Under a bill pending in the New Jersey state legislature, citizens could have a restraining order issued against them for filing public records requests that annoy government officials or seek too many records. That’s bad, because the public records requests that really annoy government officials are the ones that expose corruption or scandals. Most public records requests (and Freedom of Information Act requests) are quite boring or ineffectual and don’t annoy government officials much. It’s the ones that do annoy them that actually serve an important purpose.
(Most people don’t know how to formulate a public-records request well, and either end up with no records as a result; or end up with records that are boring, or are so heavily redacted that they are incomprehensible — many very interesting records contain lots of material that is exempt from disclosure under the Freedom of Information Act or state public-records laws because of the deliberative process privilege, so all the interesting bits of the document get redacted as “privileged.” On the other hand, the government sometimes slips up and waives deliberative process privilege by sharing the privileged material with someone who can’t assert the privilege, meaning if you seek documents shared with those people, you may get otherwise privileged internal records that the government wants to hide).
Reason Magazine reports:
Just asking questions? That might become illegal, sort of, in New Jersey. Powerful interest groups there are pushing a bill that would overhaul the state Open Public Records Act (OPRA), making it harder for the public to request government documents—and the legislature might vote on it today. One provision would allow state and local agencies to sue people who request too many documents at once.

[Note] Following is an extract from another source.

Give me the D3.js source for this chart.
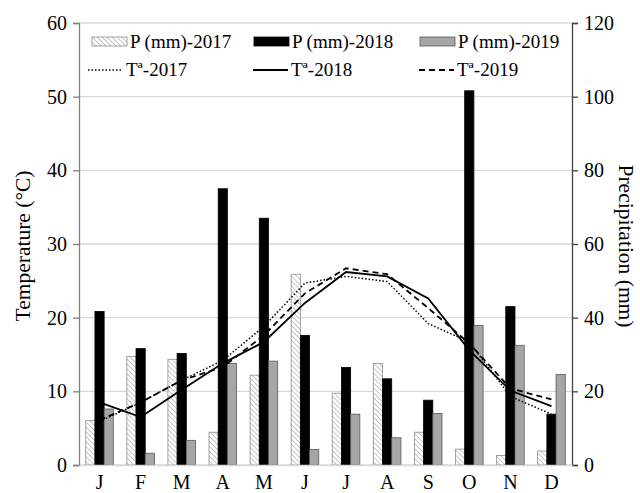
<!DOCTYPE html>
<html>
<head>
<meta charset="utf-8">
<script src="https://cdn.jsdelivr.net/npm/d3@7"></script>
<style>
  body { margin: 0; background: #fff; }
  svg { display: block; }
</style>
</head>
<body>
<script>
// month labels and series
const months = ['J', 'F', 'M', 'A', 'M', 'J', 'J', 'A', 'S', 'O', 'N', 'D'];
const years = ['2017', '2018', '2019'];

// precipitation (mm), right axis
const precip2017 = [12.1, 29.5, 28.7, 8.9, 24.4, 51.8, 19.5, 27.6, 8.9, 4.3, 2.6, 3.8];
const precip2018 = [41.7, 31.6, 30.3, 75.0, 67.0, 35.2, 26.5, 23.4, 17.6, 101.6, 43.0, 13.8];
const precip2019 = [15.2, 3.2, 6.7, 27.6, 28.2, 4.2, 13.8, 7.4, 14.0, 37.9, 32.5, 24.6];

// temperature (°C), left axis
const temp2017 = [5.9, 8.5, 11.5, 14.2, 18.8, 24.7, 25.6, 24.9, 19.2, 16.7, 9.3, 6.9];
const temp2018 = [8.5, 6.5, 10.2, 13.8, 16.7, 22.0, 26.2, 25.6, 22.6, 15.6, 10.1, 8.0];
const temp2019 = [6.1, 8.5, 11.5, 13.3, 17.6, 23.3, 26.7, 25.9, 21.3, 16.5, 10.4, 8.9];

const tempTicks = [0, 10, 20, 30, 40, 50, 60];
const precipTicks = [0, 20, 40, 60, 80, 100, 120];

const width = 640, height = 493;
const margin = { left: 79, right: 572, top: 23, bottom: 465 };
const serif = "'Liberation Serif', 'Times New Roman', serif";

const svg = d3.select('body').append('svg')
    .attr('width', width)
    .attr('height', height)
    .style('font-family', serif);

// hatch for the 2017 bars
const defs = svg.append('defs');
defs.append('pattern')
    .attr('id', 'hatch')
    .attr('patternUnits', 'userSpaceOnUse')
    .attr('width', 3.5)
    .attr('height', 3.5)
    .attr('patternTransform', 'rotate(-45)')
  .call(p => {
      p.append('rect').attr('width', 3.5).attr('height', 3.5).attr('fill', '#fff');
      p.append('line').attr('x1', 0).attr('y1', 0).attr('x2', 0).attr('y2', 3.5)
          .attr('stroke', '#b8b8b8').attr('stroke-width', 1.6);
  });

const x = d3.scaleBand().domain(d3.range(12)).range([margin.left, margin.right]);
const xBar = d3.scaleBand().domain(years).range([-13.8, 13.8]);
const yT = d3.scaleLinear().domain([0, 60]).range([margin.bottom, margin.top]);
const yP = d3.scaleLinear().domain([0, 120]).range([margin.bottom, margin.top]);

// gridlines
svg.append('g')
    .selectAll('line')
    .data(tempTicks)
    .join('line')
        .attr('x1', margin.left).attr('x2', margin.right)
        .attr('y1', d => yT(d)).attr('y2', d => yT(d))
        .attr('stroke', '#d9d9d9')
        .attr('stroke-width', 1.3);

// bars
const barStyle = {
    '2017': { fill: 'url(#hatch)', stroke: '#8c8c8c' },
    '2018': { fill: '#000', stroke: '#000' },
    '2019': { fill: '#a6a6a6', stroke: '#595959' }
};
const precipSeries = [
    { year: '2017', values: precip2017 },
    { year: '2018', values: precip2018 },
    { year: '2019', values: precip2019 }
];
precipSeries.forEach(s => {
    svg.append('g')
        .selectAll('rect')
        .data(s.values)
        .join('rect')
            .attr('x', (d, i) => x(i) + x.bandwidth() / 2 + xBar(s.year))
            .attr('width', xBar.bandwidth())
            .attr('y', d => yP(d))
            .attr('height', d => yP(0) - yP(d))
            .attr('fill', barStyle[s.year].fill)
            .attr('stroke', barStyle[s.year].stroke)
            .attr('stroke-width', 0.8);
});

// temperature lines
const lineStyle = {
    '2017': '1.5,2',
    '2018': null,
    '2019': '6,4'
};
const tempSeries = [
    { year: '2017', values: temp2017 },
    { year: '2018', values: temp2018 },
    { year: '2019', values: temp2019 }
];
const line = d3.line()
    .x((d, i) => x(i) + x.bandwidth() / 2)
    .y(d => yT(d));
tempSeries.forEach(s => {
    svg.append('path')
        .datum(s.values)
        .attr('d', line)
        .attr('fill', 'none')
        .attr('stroke', '#000')
        .attr('stroke-width', s.year == '2017' ? 1.5 : 1.8)
        .attr('stroke-dasharray', lineStyle[s.year]);
});

// axes
const leftAxis = svg.append('g')
    .attr('transform', `translate(${margin.left},0)`)
    .call(d3.axisLeft(yT).tickValues(tempTicks).tickSize(6).tickPadding(6));
const rightAxis = svg.append('g')
    .attr('transform', `translate(${margin.right},0)`)
    .call(d3.axisRight(yP).tickValues(precipTicks).tickSize(6).tickPadding(6));
const bottomAxis = svg.append('g')
    .attr('transform', `translate(0,${margin.bottom})`)
    .call(d3.axisBottom(x).tickFormat(i => months[i]).tickSize(0).tickPadding(10));

[leftAxis, rightAxis, bottomAxis].forEach(a => {
    a.selectAll('text')
        .style('font-family', serif)
        .style('font-size', '20px')
        .attr('fill', '#000');
});
leftAxis.selectAll('path, line').attr('stroke', '#808080').attr('stroke-width', 1.3);
rightAxis.selectAll('path, line').attr('stroke', '#404040').attr('stroke-width', 1.3);
bottomAxis.select('path').attr('stroke', '#d9d9d9').attr('stroke-width', 1.3);

// axis titles
svg.append('text')
    .attr('transform', 'translate(30,246) rotate(-90)')
    .attr('text-anchor', 'middle')
    .style('font-family', serif)
    .style('font-size', '21.5px')
    .text('Temperature (°C)');
svg.append('text')
    .attr('transform', 'translate(619,246) rotate(90)')
    .attr('text-anchor', 'middle')
    .style('font-family', serif)
    .style('font-size', '21.5px')
    .text('Precipitation (mm)');

// legend
const legendBars = [
    { x: 92, label: 'P (mm)-2017', year: '2017' },
    { x: 254, label: 'P (mm)-2018', year: '2018' },
    { x: 420, label: 'P (mm)-2019', year: '2019' }
];
const legendLines = [
    { x: 88, label: 'Tª-2017', year: '2017' },
    { x: 253, label: 'Tª-2018', year: '2018' },
    { x: 419, label: 'Tª-2019', year: '2019' }
];
const legend = svg.append('g');
legendBars.forEach(d => {
    legend.append('rect')
        .attr('x', d.x).attr('y', 37)
        .attr('width', 35).attr('height', 9)
        .attr('fill', barStyle[d.year].fill)
        .attr('stroke', barStyle[d.year].stroke)
        .attr('stroke-width', 0.8);
    legend.append('text')
        .attr('x', d.x + 38).attr('y', 48)
        .style('font-family', serif)
        .style('font-size', '19px')
        .text(d.label);
});
legendLines.forEach(d => {
    legend.append('line')
        .attr('x1', d.x).attr('x2', d.x + 35)
        .attr('y1', 70).attr('y2', 70)
        .attr('stroke', '#000')
        .attr('stroke-width', d.year == '2017' ? 1.5 : 1.8)
        .attr('stroke-dasharray', lineStyle[d.year]);
    legend.append('text')
        .attr('x', d.x + 38).attr('y', 76)
        .style('font-family', serif)
        .style('font-size', '19px')
        .text(d.label);
});
</script>
</body>
</html>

The bill states that courts can issue a restraining order against requesters who intend to “harass” government agencies or “substantially interrupt the performance of government function.” The order could limit “the number and scope of requests the requestor may make,” or even eliminate the requester’s right to obtain government records statewide.
New Jersey politicians have been salivating over this power. Last year, the Township of Irvington sued an elderly woman, claiming that her frequent requests for information “bullied and annoyed” municipal officials. After getting bad press, Irvington backed out of the lawsuit—but then it threatened to have First Amendment lawyer Adam Steinbaugh prosecuted when he dug around for more records on the case…..Critics say that the bill would shield New Jersey’s notoriously corrupt, mobbed-up politics from the public eye. For example, records obtained under OPRA were important for blowing open the 2014 “Bridgegate” scandal….A former attorney for The Record, the local newspaper that first broke the scandal, has stated that the proposed bill would have made The Record‘s Bridgegate reporting impossible.
The bill also makes it harder to sue agencies that hide public records. As the law currently stands, people who win a public records lawsuit can force the agency to pay their lawyers’ fees. (The federal Freedom of Information Act and almost all state records laws include the same mechanism.) Under the new bill, courts would only award legal fees if they found the agency to be acting in “bad faith.” …
The bill, [New Jersey Comptroller] Walsh wrote on social media, “will increase the likelihood of fraud, waste, and abuse. Some of our best tips come from concerned residents who have filed OPRA requests.” A witness testifying in favor of the bill accidentally demonstrated Walsh’s point. During a state assembly hearing on Friday, a town clerk complained that Easthampton Township had to pay $13,000 in attorney fees after Libertarians for Transparent Government sued for government payroll records in 2018. As it turns out, the lawsuit uncovered that a police officer had been paid $321,942.17 while suspended. The New Jersey Superior Court ordered the officer to pay back the money in 2020.
The First Amendment right to petition the government should include asking questions or requesting records even when it makes a government official feel “harassed.” As the federal appeals court in Philadelphia once noted, “There is no categorical ‘harassment exception’ to the First Amendment’s free speech clause.”